PGP (Pretty Good Privacy) is an open-standard cryptographic system for encrypting and signing email, files, and arbitrary data. Originally written by Phil Zimmermann in 1991, it pioneered practical public-key encryption for everyday users and remains the most widely supported standard for encrypted email outside of closed ecosystems.

The open implementation most tools use today is OpenPGP, standardized in RFC 4880. GnuPG (GPG) is the dominant free implementation.

How PGP works

PGP uses asymmetric cryptography built around keypairs:

  • Public key — shared freely. Anyone can use it to encrypt a message to you.
  • Private key — kept secret on your device. Only this key can decrypt messages encrypted to your public key.

Sending an encrypted email to someone:

  1. You obtain the recipient’s public key (from a keyserver, their website, or a direct exchange).
  2. Your email client encrypts the message body with that key.
  3. The email travels through any number of servers as ciphertext.
  4. The recipient decrypts it with their private key on their device.

Signing a message works in reverse: you sign with your private key, and anyone with your public key can verify that the message came from you and was not altered in transit. Signing and encryption are independent operations that can be used together.

Where PGP is used

  • Email: Proton Mail, Thunderbird with Enigmail/built-in OpenPGP, Apple Mail with GPGTools, Mailvelope browser extension for webmail
  • File signing: Linux package managers (apt, dnf, pacman) verify package authenticity with OpenPGP signatures
  • Git commits: git commit -S signs commits with a PGP key, shown as “Verified” on GitHub
  • Security advisories: CERT teams and security researchers publish PGP-signed vulnerability disclosures so recipients can confirm authenticity

Strengths

  • Open standard. Anyone can implement PGP. No vendor lock-in, no proprietary protocol to audit.
  • Mature and well-studied. Over three decades of cryptographic scrutiny. The core algorithms are sound.
  • Strong guarantees when set up correctly. Properly exchanged keys give you end-to-end encryption between arbitrary parties across any email provider.

Weaknesses and criticisms

PGP has been criticized by modern cryptographers for practical problems that make it hard to use safely at scale:

  • No forward secrecy. Compromising a private key exposes every message ever encrypted to it, past and future. Modern protocols like Signal rotate keys per message.
  • Key management is painful. Users must find, verify, and trust the correct public key for every contact. Wrong key means wrong recipient.
  • Metadata is not protected.

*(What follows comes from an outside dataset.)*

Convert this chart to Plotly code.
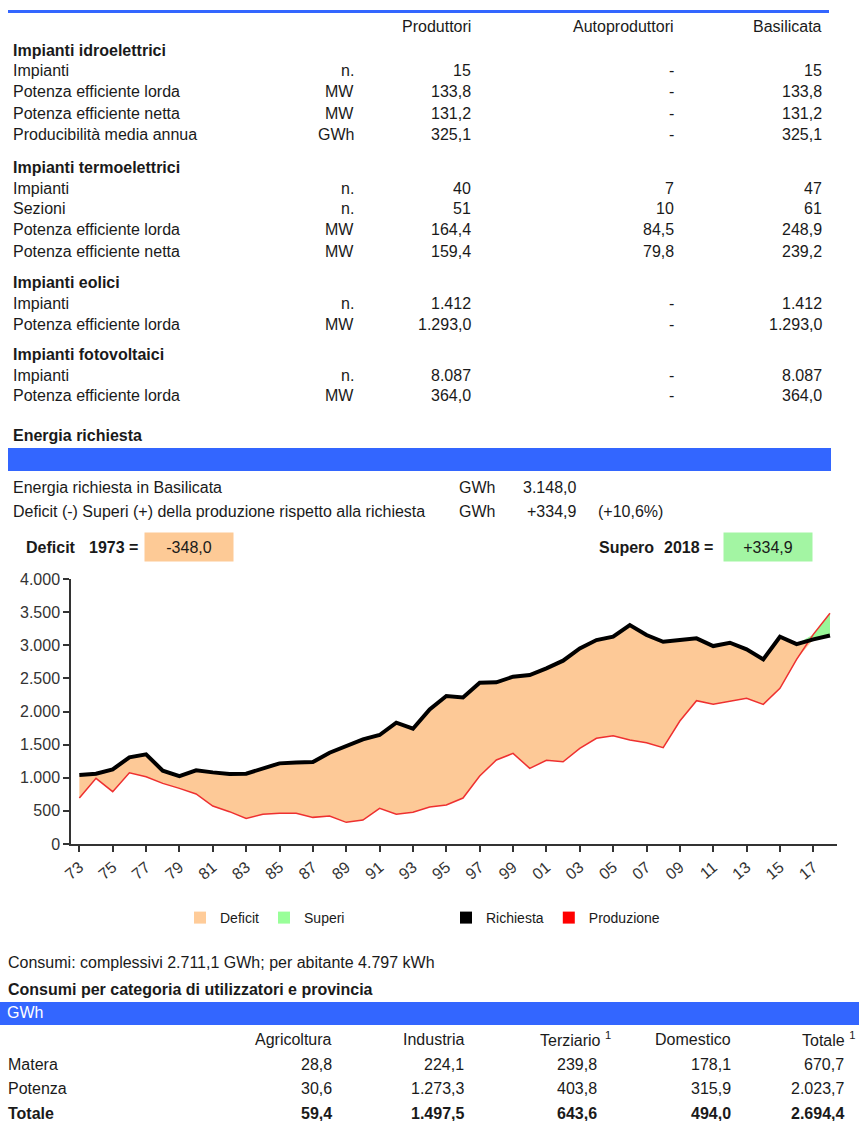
import plotly.graph_objects as go

# ─── Dati ──────────────────────────────────────────────────────────────────────
COLONNE = ["Produttori", "Autoproduttori", "Basilicata"]
SEZIONI = ["Impianti idroelettrici", "Impianti termoelettrici", "Impianti eolici", "Impianti fotovoltaici"]

IDRO_VOCI = ["Impianti", "Potenza efficiente lorda", "Potenza efficiente netta", "Producibilità media annua"]
IDRO_UNITA = ["n.", "MW", "MW", "GWh"]
IDRO_PROD = ["15", "133,8", "131,2", "325,1"]
IDRO_AUTO = ["-", "-", "-", "-"]
IDRO_TOT = ["15", "133,8", "131,2", "325,1"]

TERMO_VOCI = ["Impianti", "Sezioni", "Potenza efficiente lorda", "Potenza efficiente netta"]
TERMO_UNITA = ["n.", "n.", "MW", "MW"]
TERMO_PROD = ["40", "51", "164,4", "159,4"]
TERMO_AUTO = ["7", "10", "84,5", "79,8"]
TERMO_TOT = ["47", "61", "248,9", "239,2"]

EOLICO_VOCI = ["Impianti", "Potenza efficiente lorda"]
EOLICO_UNITA = ["n.", "MW"]
EOLICO_PROD = ["1.412", "1.293,0"]
EOLICO_AUTO = ["-", "-"]
EOLICO_TOT = ["1.412", "1.293,0"]

FOTO_VOCI = ["Impianti", "Potenza efficiente lorda"]
FOTO_UNITA = ["n.", "MW"]
FOTO_PROD = ["8.087", "364,0"]
FOTO_AUTO = ["-", "-"]
FOTO_TOT = ["8.087", "364,0"]

YEARS = list(range(1973, 2019))
RICHIESTA = [1041, 1060, 1127, 1308, 1353, 1107, 1026, 1112, 1081, 1056,
             1061, 1132, 1217, 1232, 1237, 1378, 1479, 1580, 1645, 1831,
             1740, 2032, 2233, 2213, 2435, 2440, 2525, 2550, 2651, 2767,
             2953, 3078, 3129, 3305, 3154, 3053, 3078, 3104, 2988, 3038,
             2938, 2787, 3129, 3018, 3088, 3148.0]
PRODUZIONE = [693, 991, 790, 1076, 1016, 915, 840, 755, 573, 488,
              387, 448, 463, 463, 402, 422, 327, 362, 538, 448,
              478, 558, 589, 694, 1026, 1268, 1368, 1142, 1263, 1242,
              1444, 1595, 1635, 1569, 1529, 1454, 1856, 2163, 2108, 2158,
              2198, 2108, 2349, 2787, 3164, 3482.9]
X_TICK_VALS = list(range(1973, 2018, 2))
X_TICK_LABELS = ["73", "75", "77", "79", "81", "83", "85", "87", "89", "91", "93", "95",
                 "97", "99", "01", "03", "05", "07", "09", "11", "13", "15", "17"]

CATEGORIE = ["Agricoltura", "Industria", "Terziario <sup>1</sup>", "Domestico", "Totale <sup>1</sup>"]
PROVINCE = ["Matera", "Potenza", "Totale"]
MATERA = ["28,8", "224,1", "239,8", "178,1", "670,7"]
POTENZA = ["30,6", "1.273,3", "403,8", "315,9", "2.023,7"]
TOTALE = ["59,4", "1.497,5", "643,6", "494,0", "2.694,4"]

# ─── Stile ─────────────────────────────────────────────────────────────────────
W, H = 859, 1121
BLUE = "#3366ff"
ORANGE = "#fdc997"
GREEN = "#99f799"
RED = "#ee3030"
TEXT = "#1a1a1a"
AXIS = "#333333"
FONT = "Liberation Sans, Arial, sans-serif"


def px(x):
    return x / W


def py(y):
    return 1 - y / H


annotations = []


def txt(x, y, s, anchor="left", bold=False, size=16, color=TEXT, **kw):
    if bold:
        s = f"<b>{s}</b>"
    annotations.append(dict(x=px(x), y=py(y), xref="paper", yref="paper", text=s,
                            showarrow=False, xanchor=anchor, yanchor="middle",
                            font=dict(size=size, color=color, family=FONT), **kw))


# ─── Tabella impianti ─────────────────────────────────────────────────────────
COL_X = [473, 676, 824]
for name, cx in zip(COLONNE, COL_X):
    txt(cx, 26, name, anchor="right")

blocchi = [
    (IDRO_VOCI, IDRO_UNITA, IDRO_PROD, IDRO_AUTO, IDRO_TOT),
    (TERMO_VOCI, TERMO_UNITA, TERMO_PROD, TERMO_AUTO, TERMO_TOT),
    (EOLICO_VOCI, EOLICO_UNITA, EOLICO_PROD, EOLICO_AUTO, EOLICO_TOT),
    (FOTO_VOCI, FOTO_UNITA, FOTO_PROD, FOTO_AUTO, FOTO_TOT),
]
SEZ_Y = [50, 167, 282, 354]
for titolo, y0, (voci, unita, prod, auto, tot) in zip(SEZIONI, SEZ_Y, blocchi):
    txt(11, y0, titolo, bold=True)
    for i in range(len(voci)):
        y = y0 + 21 * (i + 1)
        txt(11, y, voci[i])
        txt(356, y, unita[i], anchor="right")
        txt(COL_X[0], y, prod[i], anchor="right")
        txt(COL_X[1], y, auto[i], anchor="right")
        txt(COL_X[2], y, tot[i], anchor="right")

# ─── Energia richiesta ────────────────────────────────────────────────────────
txt(11, 436, "Energia richiesta", bold=True)
txt(11, 487, "Energia richiesta in Basilicata")
txt(457, 487, "GWh")
txt(578, 487, "3.148,0", anchor="right")
txt(11, 512, "Deficit (-) Superi (+) della produzione rispetto alla richiesta")
txt(457, 512, "GWh")
txt(578, 512, "+334,9", anchor="right")
txt(596, 512, "(+10,6%)")

txt(24, 547, "Deficit", bold=True)
txt(140, 547, "1973 =", anchor="right", bold=True)
txt(189, 547, "-348,0", anchor="center", bgcolor="#fdca96", width=88, height=28, borderpad=0)
txt(597, 547, "Supero", bold=True)
txt(715, 547, "2018 =", anchor="right", bold=True)
txt(768, 547, "+334,9", anchor="center", bgcolor="#a3f5a3", width=88, height=28, borderpad=0)

# ─── Consumi ──────────────────────────────────────────────────────────────────
txt(6, 962, "Consumi: complessivi 2.711,1 GWh; per abitante 4.797 kWh")
txt(6, 990, "Consumi per categoria di utilizzatori e provincia", bold=True)
txt(5, 1013, "GWh", color="white")
CAT_X = [334, 466, 599, 733, 846]
HEAD_X = [334, 466, 613, 733, 857]
for name, cx in zip(CATEGORIE, HEAD_X):
    txt(cx, 1039, name, anchor="right")
for j, (prov, row) in enumerate(zip(PROVINCE, [MATERA, POTENZA, TOTALE])):
    y = 1064 + 24.5 * j
    bold = prov == "Totale"
    txt(6, y, prov, bold=bold)
    for v, cx in zip(row, CAT_X):
        txt(cx, y, v, anchor="right", bold=bold)

# ─── Grafico ──────────────────────────────────────────────────────────────────
lower = [min(r, p) for r, p in zip(RICHIESTA, PRODUZIONE)]
upper = [max(r, p) for r, p in zip(RICHIESTA, PRODUZIONE)]

fig = go.Figure()
fig.add_trace(go.Scatter(x=YEARS, y=lower, mode="lines", line=dict(width=0),
                         showlegend=False, hoverinfo="skip"))
fig.add_trace(go.Scatter(x=YEARS, y=RICHIESTA, mode="none", fill="tonexty",
                         fillcolor=ORANGE, showlegend=False, hoverinfo="skip"))
fig.add_trace(go.Scatter(x=YEARS, y=RICHIESTA, mode="lines", line=dict(width=0),
                         showlegend=False, hoverinfo="skip"))
fig.add_trace(go.Scatter(x=YEARS, y=upper, mode="none", fill="tonexty",
                         fillcolor=GREEN, showlegend=False, hoverinfo="skip"))
fig.add_trace(go.Scatter(x=YEARS, y=PRODUZIONE, mode="lines", name="Produzione",
                         line=dict(color=RED, width=1.5), showlegend=False))
fig.add_trace(go.Scatter(x=YEARS, y=RICHIESTA, mode="lines", name="Richiesta",
                         line=dict(color="black", width=4), showlegend=False))

# legend entries (square swatches)
for name, col, leg in [("Deficit", "#ffcc99", "legend"), ("Superi", "#99ff99", "legend"),
                       ("Richiesta", "black", "legend2"), ("Produzione", "#ff0000", "legend2")]:
    fig.add_trace(go.Scatter(x=[YEARS[0]], y=[None], mode="markers", name=name, legend=leg,
                             marker=dict(symbol="square", size=12, color=col)))

shapes = [
    dict(type="line", xref="paper", yref="paper", x0=px(8), x1=px(829), y0=py(11.5), y1=py(11.5),
         line=dict(color=BLUE, width=3)),
    dict(type="rect", xref="paper", yref="paper", x0=px(8), x1=px(831), y0=py(471), y1=py(448),
         fillcolor=BLUE, line=dict(width=0), layer="below"),
    dict(type="rect", xref="paper", yref="paper", x0=0, x1=1, y0=py(1025), y1=py(1002),
         fillcolor=BLUE, line=dict(width=0), layer="below"),
]

legend_style = dict(orientation="h", yanchor="middle", xanchor="left", bgcolor="rgba(0,0,0,0)",
                    traceorder="normal", font=dict(size=14, color=TEXT, family=FONT), itemclick=False)

fig.update_layout(
    width=W, height=H, autosize=False,
    margin=dict(l=0, r=0, t=0, b=0, pad=0, autoexpand=False),
    paper_bgcolor="white", plot_bgcolor="white",
    font=dict(family=FONT, color=TEXT),
    separators=",.",
    annotations=annotations,
    shapes=shapes,
    legend=dict(x=px(180), y=py(918), **legend_style),
    legend2=dict(x=px(446), y=py(918), **legend_style),
    xaxis=dict(domain=[px(71), px(837)], range=[1972.5, 2018.42],
               tickvals=X_TICK_VALS, ticktext=X_TICK_LABELS, tickangle=-40,
               showgrid=False, zeroline=False, showline=True, linecolor=AXIS, linewidth=1.5,
               ticks="outside", ticklen=6, tickcolor=AXIS, tickwidth=1.5,
               tickfont=dict(size=16, color=AXIS, family=FONT)),
    yaxis=dict(domain=[py(844), py(579)], range=[0, 4000], dtick=500, tickformat=",d",
               showgrid=False, zeroline=False, showline=True, linecolor=AXIS, linewidth=1.5,
               ticks="outside", ticklen=6, tickcolor=AXIS, tickwidth=1.5,
               tickfont=dict(size=16, color=AXIS, family=FONT)),
)

fig.write_html("out.html", config={"displayModeBar": False},
               post_script="document.body.style.margin='0';document.body.style.overflow='hidden';")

Subject lines, sender, recipient, and timestamps travel in the clear. Only the body is encrypted.
  • Usability problems. Decades of research has shown most users make mistakes setting up PGP. Signal’s approach (encryption handled invisibly, no key management) is considered a better default for most use cases.

For these reasons, modern consumer messaging has moved away from PGP toward protocols like Signal and MLS. PGP remains the standard where its specific properties matter: open interoperability, file signing, long-lived identity keys, and encrypted email across arbitrary providers.

PGP and Proton Mail

Proton Mail uses OpenPGP under the hood for its between-Proton-users encryption, but the user experience is designed so PGP is invisible: you do not manage keys manually. For sending encrypted mail to external recipients, Proton Mail supports:

  • Automatic PGP if the recipient has a published public key
  • Manual PGP by importing a contact’s public key into Proton’s address book
  • Password-protected messages as a fallback when PGP is not available

This gives Proton Mail users access to the full PGP ecosystem without needing to run GnuPG themselves.

Why it matters for Swiss businesses

For cross-provider encrypted email under nDSG, PGP is often the only option. If you need to send encrypted email to a client on Gmail or a regulator on Outlook, and both sides cannot agree on a closed ecosystem, PGP is the interoperable fallback. Setting it up is a one-time cost that pays off every time sensitive correspondence needs to cross provider boundaries.